Records contained in a dataset:
= = = =

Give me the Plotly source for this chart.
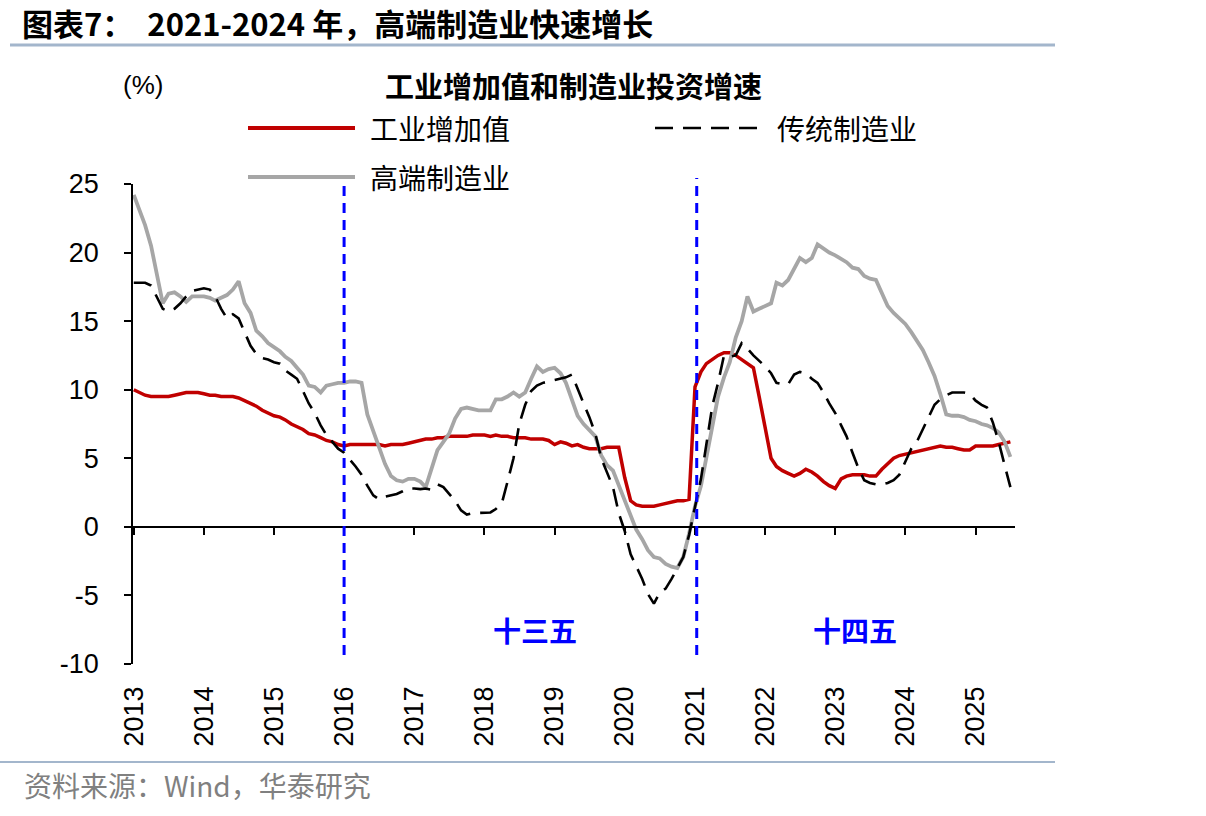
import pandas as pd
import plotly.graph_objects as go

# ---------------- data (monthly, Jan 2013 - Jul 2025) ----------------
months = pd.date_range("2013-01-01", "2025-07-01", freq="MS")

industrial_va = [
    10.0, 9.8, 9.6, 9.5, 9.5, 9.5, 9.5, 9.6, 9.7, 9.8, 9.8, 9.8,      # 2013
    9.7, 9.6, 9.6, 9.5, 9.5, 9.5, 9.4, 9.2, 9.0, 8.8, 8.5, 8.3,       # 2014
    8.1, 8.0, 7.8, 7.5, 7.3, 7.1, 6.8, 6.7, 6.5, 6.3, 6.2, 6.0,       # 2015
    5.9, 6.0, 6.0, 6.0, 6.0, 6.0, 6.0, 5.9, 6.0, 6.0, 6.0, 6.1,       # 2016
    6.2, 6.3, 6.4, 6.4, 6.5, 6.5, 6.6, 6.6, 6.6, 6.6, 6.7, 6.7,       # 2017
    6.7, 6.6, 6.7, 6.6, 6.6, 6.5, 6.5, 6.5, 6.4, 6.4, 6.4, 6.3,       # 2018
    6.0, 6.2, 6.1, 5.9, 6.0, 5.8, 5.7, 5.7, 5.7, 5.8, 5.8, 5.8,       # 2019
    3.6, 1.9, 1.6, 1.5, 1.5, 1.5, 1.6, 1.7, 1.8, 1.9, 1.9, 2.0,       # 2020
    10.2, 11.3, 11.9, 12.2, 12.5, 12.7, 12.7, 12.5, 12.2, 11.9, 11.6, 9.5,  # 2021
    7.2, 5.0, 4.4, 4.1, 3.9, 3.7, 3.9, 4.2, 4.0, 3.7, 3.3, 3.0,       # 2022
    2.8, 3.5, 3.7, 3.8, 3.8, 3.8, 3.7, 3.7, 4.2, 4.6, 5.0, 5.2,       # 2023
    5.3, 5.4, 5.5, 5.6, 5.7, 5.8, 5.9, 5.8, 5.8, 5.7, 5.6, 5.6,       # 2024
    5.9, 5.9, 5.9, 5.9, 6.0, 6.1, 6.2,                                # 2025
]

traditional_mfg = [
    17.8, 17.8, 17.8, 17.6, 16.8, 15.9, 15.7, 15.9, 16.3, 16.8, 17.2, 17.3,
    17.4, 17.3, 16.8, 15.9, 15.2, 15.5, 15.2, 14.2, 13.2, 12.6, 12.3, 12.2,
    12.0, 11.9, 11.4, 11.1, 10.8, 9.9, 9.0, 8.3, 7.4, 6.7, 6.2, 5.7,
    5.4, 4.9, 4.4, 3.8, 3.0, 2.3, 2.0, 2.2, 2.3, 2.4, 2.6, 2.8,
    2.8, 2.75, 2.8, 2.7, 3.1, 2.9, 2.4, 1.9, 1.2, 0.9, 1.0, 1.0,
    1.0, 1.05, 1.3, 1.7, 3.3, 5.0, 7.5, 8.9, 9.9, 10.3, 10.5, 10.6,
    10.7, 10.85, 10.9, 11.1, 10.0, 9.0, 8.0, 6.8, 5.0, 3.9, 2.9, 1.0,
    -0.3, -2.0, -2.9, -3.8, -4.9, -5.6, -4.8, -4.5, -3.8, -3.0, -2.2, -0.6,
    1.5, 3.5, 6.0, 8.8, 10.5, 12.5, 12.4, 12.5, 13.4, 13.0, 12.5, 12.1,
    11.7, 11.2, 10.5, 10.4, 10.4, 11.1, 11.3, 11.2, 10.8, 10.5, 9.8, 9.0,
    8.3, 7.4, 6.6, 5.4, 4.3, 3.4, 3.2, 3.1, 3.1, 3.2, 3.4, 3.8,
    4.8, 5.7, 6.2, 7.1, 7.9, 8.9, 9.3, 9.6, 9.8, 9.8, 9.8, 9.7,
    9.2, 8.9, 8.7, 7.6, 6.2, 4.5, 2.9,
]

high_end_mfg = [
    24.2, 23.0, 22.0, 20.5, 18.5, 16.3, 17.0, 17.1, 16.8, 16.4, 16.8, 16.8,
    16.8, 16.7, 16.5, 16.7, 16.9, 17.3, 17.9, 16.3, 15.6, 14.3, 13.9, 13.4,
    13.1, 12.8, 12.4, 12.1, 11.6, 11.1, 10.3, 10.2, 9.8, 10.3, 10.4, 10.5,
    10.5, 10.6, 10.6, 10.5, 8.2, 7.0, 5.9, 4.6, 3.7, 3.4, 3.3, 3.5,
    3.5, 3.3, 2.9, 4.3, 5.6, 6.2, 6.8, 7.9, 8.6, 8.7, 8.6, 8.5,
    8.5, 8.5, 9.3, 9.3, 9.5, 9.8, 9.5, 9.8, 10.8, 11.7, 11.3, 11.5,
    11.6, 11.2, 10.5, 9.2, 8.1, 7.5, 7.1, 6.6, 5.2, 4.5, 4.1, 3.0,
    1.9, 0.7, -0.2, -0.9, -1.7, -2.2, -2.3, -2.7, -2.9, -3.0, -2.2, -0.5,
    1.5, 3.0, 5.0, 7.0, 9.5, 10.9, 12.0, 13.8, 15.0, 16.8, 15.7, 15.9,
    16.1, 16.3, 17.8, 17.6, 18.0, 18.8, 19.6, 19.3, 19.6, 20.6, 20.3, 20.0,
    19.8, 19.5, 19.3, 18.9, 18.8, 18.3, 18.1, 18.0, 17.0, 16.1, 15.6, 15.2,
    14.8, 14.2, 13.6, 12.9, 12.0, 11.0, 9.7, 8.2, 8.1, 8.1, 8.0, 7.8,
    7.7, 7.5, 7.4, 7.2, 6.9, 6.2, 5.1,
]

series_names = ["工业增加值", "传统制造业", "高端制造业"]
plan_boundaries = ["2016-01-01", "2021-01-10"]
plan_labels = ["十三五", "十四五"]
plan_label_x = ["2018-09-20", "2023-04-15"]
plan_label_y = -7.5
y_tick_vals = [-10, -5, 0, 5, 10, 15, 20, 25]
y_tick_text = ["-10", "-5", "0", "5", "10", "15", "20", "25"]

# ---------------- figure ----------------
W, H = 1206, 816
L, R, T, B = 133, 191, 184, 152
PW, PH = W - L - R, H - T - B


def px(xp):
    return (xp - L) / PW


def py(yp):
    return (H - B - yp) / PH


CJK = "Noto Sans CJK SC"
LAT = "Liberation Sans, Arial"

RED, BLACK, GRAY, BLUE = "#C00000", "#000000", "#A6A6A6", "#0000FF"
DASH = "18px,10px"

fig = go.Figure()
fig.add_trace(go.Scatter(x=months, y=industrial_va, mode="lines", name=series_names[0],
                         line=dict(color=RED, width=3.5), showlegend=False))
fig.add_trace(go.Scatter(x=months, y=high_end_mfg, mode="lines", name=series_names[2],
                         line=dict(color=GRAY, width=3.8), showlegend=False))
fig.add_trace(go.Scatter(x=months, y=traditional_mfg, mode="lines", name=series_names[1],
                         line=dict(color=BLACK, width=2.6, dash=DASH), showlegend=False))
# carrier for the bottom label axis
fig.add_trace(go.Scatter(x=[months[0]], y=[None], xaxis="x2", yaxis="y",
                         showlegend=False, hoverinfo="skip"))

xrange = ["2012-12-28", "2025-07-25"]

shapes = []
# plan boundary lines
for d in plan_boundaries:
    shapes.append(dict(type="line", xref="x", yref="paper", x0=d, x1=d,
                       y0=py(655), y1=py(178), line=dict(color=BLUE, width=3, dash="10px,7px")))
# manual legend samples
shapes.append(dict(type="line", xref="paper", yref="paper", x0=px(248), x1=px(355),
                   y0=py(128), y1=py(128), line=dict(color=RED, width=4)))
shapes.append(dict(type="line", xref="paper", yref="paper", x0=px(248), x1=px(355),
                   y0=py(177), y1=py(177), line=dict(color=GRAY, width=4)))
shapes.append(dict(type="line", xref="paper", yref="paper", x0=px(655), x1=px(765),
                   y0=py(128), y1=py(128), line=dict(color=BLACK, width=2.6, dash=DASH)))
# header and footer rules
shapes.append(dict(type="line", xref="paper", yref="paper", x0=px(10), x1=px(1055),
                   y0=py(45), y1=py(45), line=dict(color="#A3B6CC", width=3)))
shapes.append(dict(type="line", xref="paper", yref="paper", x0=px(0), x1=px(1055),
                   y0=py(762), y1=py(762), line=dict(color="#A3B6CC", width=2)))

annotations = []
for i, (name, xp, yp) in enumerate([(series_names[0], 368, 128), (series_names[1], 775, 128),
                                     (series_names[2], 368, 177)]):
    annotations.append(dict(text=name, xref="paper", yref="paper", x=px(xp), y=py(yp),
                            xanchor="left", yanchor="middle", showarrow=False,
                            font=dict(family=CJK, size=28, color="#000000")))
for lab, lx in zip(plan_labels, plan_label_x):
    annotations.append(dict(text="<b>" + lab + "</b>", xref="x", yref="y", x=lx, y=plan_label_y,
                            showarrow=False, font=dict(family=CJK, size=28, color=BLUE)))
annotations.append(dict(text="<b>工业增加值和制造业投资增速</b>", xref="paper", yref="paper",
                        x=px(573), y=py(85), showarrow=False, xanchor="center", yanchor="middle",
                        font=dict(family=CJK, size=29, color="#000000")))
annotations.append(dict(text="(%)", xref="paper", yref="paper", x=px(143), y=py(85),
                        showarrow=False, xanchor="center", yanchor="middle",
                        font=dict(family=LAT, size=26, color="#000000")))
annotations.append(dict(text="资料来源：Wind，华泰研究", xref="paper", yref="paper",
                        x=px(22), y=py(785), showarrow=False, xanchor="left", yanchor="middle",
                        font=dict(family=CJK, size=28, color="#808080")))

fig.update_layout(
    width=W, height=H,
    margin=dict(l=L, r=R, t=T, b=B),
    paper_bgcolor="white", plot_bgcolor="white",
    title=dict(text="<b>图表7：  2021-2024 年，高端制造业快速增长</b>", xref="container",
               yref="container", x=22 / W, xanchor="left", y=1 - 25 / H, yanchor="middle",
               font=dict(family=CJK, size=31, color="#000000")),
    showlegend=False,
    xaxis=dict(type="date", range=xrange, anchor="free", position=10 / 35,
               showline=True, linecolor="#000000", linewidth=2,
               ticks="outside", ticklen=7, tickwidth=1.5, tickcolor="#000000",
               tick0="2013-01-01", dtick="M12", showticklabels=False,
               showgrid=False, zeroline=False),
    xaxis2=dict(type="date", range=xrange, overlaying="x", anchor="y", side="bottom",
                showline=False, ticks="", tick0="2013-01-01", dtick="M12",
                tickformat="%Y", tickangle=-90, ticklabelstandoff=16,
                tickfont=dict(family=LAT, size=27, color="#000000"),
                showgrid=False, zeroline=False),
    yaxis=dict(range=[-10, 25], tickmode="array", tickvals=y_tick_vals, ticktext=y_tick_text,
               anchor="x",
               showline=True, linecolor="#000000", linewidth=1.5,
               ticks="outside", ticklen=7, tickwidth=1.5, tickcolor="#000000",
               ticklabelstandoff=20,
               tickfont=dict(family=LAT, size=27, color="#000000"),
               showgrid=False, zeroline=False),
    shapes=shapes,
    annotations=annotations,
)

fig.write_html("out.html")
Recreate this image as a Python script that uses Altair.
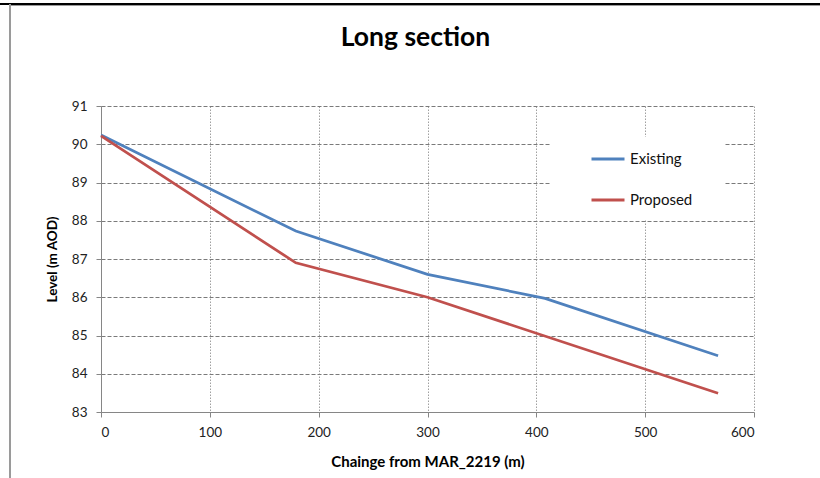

= = = =

- **Direction**:
Copy out every line from the data above that has "this" in it.

- **Answer to the exercise**:
Give me the Plotly source for this chart.
Recreate this image as a Python script that uses Altair.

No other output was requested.